- Task instructions
Print every entry, word for word, and skip the images.

- Material provided
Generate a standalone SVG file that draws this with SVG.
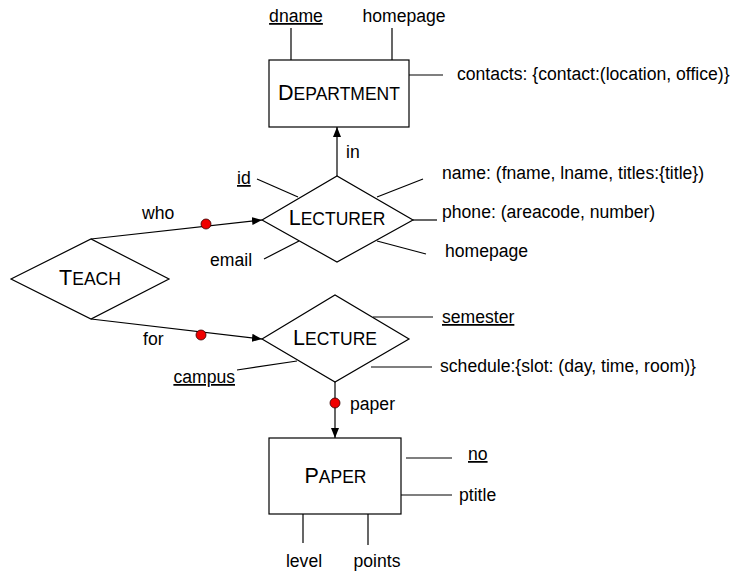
<svg xmlns="http://www.w3.org/2000/svg" width="733" height="573" viewBox="0 0 733 573">
<defs>
<marker id="arr" viewBox="0 0 10 10" refX="10" refY="5" markerWidth="10" markerHeight="10" markerUnits="userSpaceOnUse" orient="auto">
<path d="M0,1 L10,5 L0,9 Z" fill="#000"/>
</marker>
</defs>
<style>
.shape{fill:#fff;stroke:#000;stroke-width:1.2}
.ln{fill:none;stroke:#000;stroke-width:1.2}
.t{font-family:"Liberation Sans",Arial,sans-serif;font-size:17.6px;fill:#000}
.sc{font-family:"Liberation Sans",Arial,sans-serif;font-size:21.5px;fill:#000;text-anchor:middle}
.sm{font-size:17.5px}
.u{text-decoration:underline}
.dot{fill:#f00000;stroke:#300;stroke-width:0.8}
</style>
<rect width="733" height="573" fill="#fff"/>
<g id="connectors">
<line class="ln" x1="337" y1="176" x2="337" y2="127" marker-end="url(#arr)"/>
<line class="ln" x1="91" y1="239" x2="262" y2="220" marker-end="url(#arr)"/>
<line class="ln" x1="91" y1="319" x2="262" y2="339" marker-end="url(#arr)"/>
<line class="ln" x1="335" y1="382" x2="335" y2="438" marker-end="url(#arr)"/>
<circle class="dot" cx="206" cy="224" r="5"/>
<circle class="dot" cx="201" cy="335" r="5"/>
<circle class="dot" cx="335" cy="403" r="5"/>
<text class="t" x="346" y="158">in</text>
<text class="t" x="142" y="219">who</text>
<text class="t" x="143" y="345">for</text>
<text class="t" x="350" y="410">paper</text>
</g>
<g id="department">
<line class="ln" x1="291" y1="28" x2="291" y2="60"/>
<line class="ln" x1="392" y1="28" x2="392" y2="60"/>
<line class="ln" x1="409" y1="75" x2="443" y2="75"/>
<rect class="shape" x="269" y="60" width="140" height="67"/>
<text class="sc" x="339" y="100">D<tspan class="sm">EPARTMENT</tspan></text>
<text class="t u" x="296" y="22" text-anchor="middle">dname</text>
<text class="t" x="404" y="22" text-anchor="middle">homepage</text>
<text class="t" x="457" y="80">contacts: {contact:(location, office)}</text>
</g>
<g id="lecturer">
<line class="ln" x1="257" y1="179" x2="298" y2="197"/>
<line class="ln" x1="377" y1="197" x2="423" y2="179"/>
<line class="ln" x1="413" y1="220" x2="437" y2="220"/>
<line class="ln" x1="377" y1="241" x2="426" y2="254"/>
<line class="ln" x1="299" y1="241" x2="264" y2="259"/>
<polygon class="shape" points="262,220 337,176 413,220 337,262"/>
<text class="sc" x="337" y="225">L<tspan class="sm">ECTURER</tspan></text>
<text class="t u" x="237" y="184">id</text>
<text class="t" x="210" y="266">email</text>
<text class="t" x="442" y="179">name: (fname, lname, titles:{title})</text>
<text class="t" x="442" y="218">phone: (areacode, number)</text>
<text class="t" x="445" y="257">homepage</text>
</g>
<g id="teach">
<polygon class="shape" points="11,279 91,239 169,279 91,319"/>
<text class="sc" x="90" y="285">T<tspan class="sm">EACH</tspan></text>
</g>
<g id="lecture">
<line class="ln" x1="373" y1="317" x2="433" y2="317"/>
<line class="ln" x1="371" y1="367" x2="432" y2="367"/>
<line class="ln" x1="297" y1="361" x2="237" y2="370"/>
<polygon class="shape" points="262,339 335,295 409,339 335,382"/>
<text class="sc" x="335" y="345">L<tspan class="sm">ECTURE</tspan></text>
<text class="t u" x="442" y="323">semester</text>
<text class="t" x="440" y="372">schedule:{slot: (day, time, room)}</text>
<text class="t u" x="235" y="383" text-anchor="end">campus</text>
</g>
<g id="paper">
<line class="ln" x1="406" y1="458" x2="452" y2="458"/>
<line class="ln" x1="401" y1="495" x2="452" y2="495"/>
<line class="ln" x1="303" y1="514" x2="303" y2="543"/>
<line class="ln" x1="368" y1="514" x2="368" y2="545"/>
<rect class="shape" x="269" y="438" width="132" height="76"/>
<text class="sc" x="335.5" y="483">P<tspan class="sm">APER</tspan></text>
<text class="t u" x="468" y="460">no</text>
<text class="t" x="459" y="501">ptitle</text>
<text class="t" x="304" y="567" text-anchor="middle">level</text>
<text class="t" x="377" y="567" text-anchor="middle">points</text>
</g>
</svg>
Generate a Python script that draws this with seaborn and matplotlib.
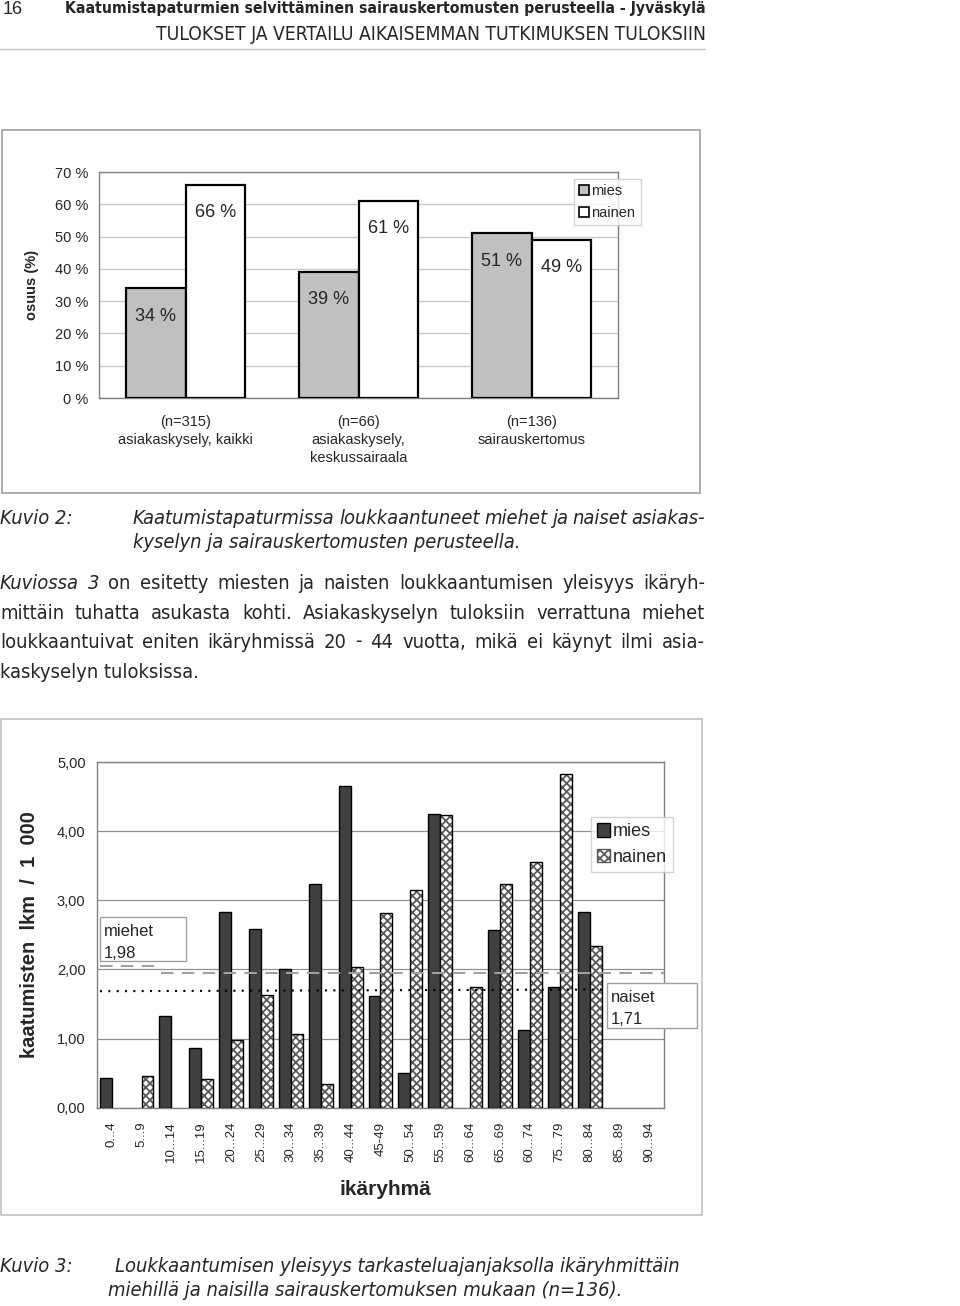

- Solution for this exercise
Generate a standalone SVG file that draws this with SVG.
<svg xmlns="http://www.w3.org/2000/svg" width="733" height="573" viewBox="0 0 733 573">
<defs>
<marker id="arr" viewBox="0 0 10 10" refX="10" refY="5" markerWidth="10" markerHeight="10" markerUnits="userSpaceOnUse" orient="auto">
<path d="M0,1 L10,5 L0,9 Z" fill="#000"/>
</marker>
</defs>
<style>
.shape{fill:#fff;stroke:#000;stroke-width:1.2}
.ln{fill:none;stroke:#000;stroke-width:1.2}
.t{font-family:"Liberation Sans",Arial,sans-serif;font-size:17.6px;fill:#000}
.sc{font-family:"Liberation Sans",Arial,sans-serif;font-size:21.5px;fill:#000;text-anchor:middle}
.sm{font-size:17.5px}
.u{text-decoration:underline}
.dot{fill:#f00000;stroke:#300;stroke-width:0.8}
</style>
<rect width="733" height="573" fill="#fff"/>
<g id="connectors">
<line class="ln" x1="337" y1="176" x2="337" y2="127" marker-end="url(#arr)"/>
<line class="ln" x1="91" y1="239" x2="262" y2="220" marker-end="url(#arr)"/>
<line class="ln" x1="91" y1="319" x2="262" y2="339" marker-end="url(#arr)"/>
<line class="ln" x1="335" y1="382" x2="335" y2="438" marker-end="url(#arr)"/>
<circle class="dot" cx="206" cy="224" r="5"/>
<circle class="dot" cx="201" cy="335" r="5"/>
<circle class="dot" cx="335" cy="403" r="5"/>
<text class="t" x="346" y="158">in</text>
<text class="t" x="142" y="219">who</text>
<text class="t" x="143" y="345">for</text>
<text class="t" x="350" y="410">paper</text>
</g>
<g id="department">
<line class="ln" x1="291" y1="28" x2="291" y2="60"/>
<line class="ln" x1="392" y1="28" x2="392" y2="60"/>
<line class="ln" x1="409" y1="75" x2="443" y2="75"/>
<rect class="shape" x="269" y="60" width="140" height="67"/>
<text class="sc" x="339" y="100">D<tspan class="sm">EPARTMENT</tspan></text>
<text class="t u" x="296" y="22" text-anchor="middle">dname</text>
<text class="t" x="404" y="22" text-anchor="middle">homepage</text>
<text class="t" x="457" y="80">contacts: {contact:(location, office)}</text>
</g>
<g id="lecturer">
<line class="ln" x1="257" y1="179" x2="298" y2="197"/>
<line class="ln" x1="377" y1="197" x2="423" y2="179"/>
<line class="ln" x1="413" y1="220" x2="437" y2="220"/>
<line class="ln" x1="377" y1="241" x2="426" y2="254"/>
<line class="ln" x1="299" y1="241" x2="264" y2="259"/>
<polygon class="shape" points="262,220 337,176 413,220 337,262"/>
<text class="sc" x="337" y="225">L<tspan class="sm">ECTURER</tspan></text>
<text class="t u" x="237" y="184">id</text>
<text class="t" x="210" y="266">email</text>
<text class="t" x="442" y="179">name: (fname, lname, titles:{title})</text>
<text class="t" x="442" y="218">phone: (areacode, number)</text>
<text class="t" x="445" y="257">homepage</text>
</g>
<g id="teach">
<polygon class="shape" points="11,279 91,239 169,279 91,319"/>
<text class="sc" x="90" y="285">T<tspan class="sm">EACH</tspan></text>
</g>
<g id="lecture">
<line class="ln" x1="373" y1="317" x2="433" y2="317"/>
<line class="ln" x1="371" y1="367" x2="432" y2="367"/>
<line class="ln" x1="297" y1="361" x2="237" y2="370"/>
<polygon class="shape" points="262,339 335,295 409,339 335,382"/>
<text class="sc" x="335" y="345">L<tspan class="sm">ECTURE</tspan></text>
<text class="t u" x="442" y="323">semester</text>
<text class="t" x="440" y="372">schedule:{slot: (day, time, room)}</text>
<text class="t u" x="235" y="383" text-anchor="end">campus</text>
</g>
<g id="paper">
<line class="ln" x1="406" y1="458" x2="452" y2="458"/>
<line class="ln" x1="401" y1="495" x2="452" y2="495"/>
<line class="ln" x1="303" y1="514" x2="303" y2="543"/>
<line class="ln" x1="368" y1="514" x2="368" y2="545"/>
<rect class="shape" x="269" y="438" width="132" height="76"/>
<text class="sc" x="335.5" y="483">P<tspan class="sm">APER</tspan></text>
<text class="t u" x="468" y="460">no</text>
<text class="t" x="459" y="501">ptitle</text>
<text class="t" x="304" y="567" text-anchor="middle">level</text>
<text class="t" x="377" y="567" text-anchor="middle">points</text>
</g>
</svg>
Generate a Python script that draws this with seaborn and matplotlib.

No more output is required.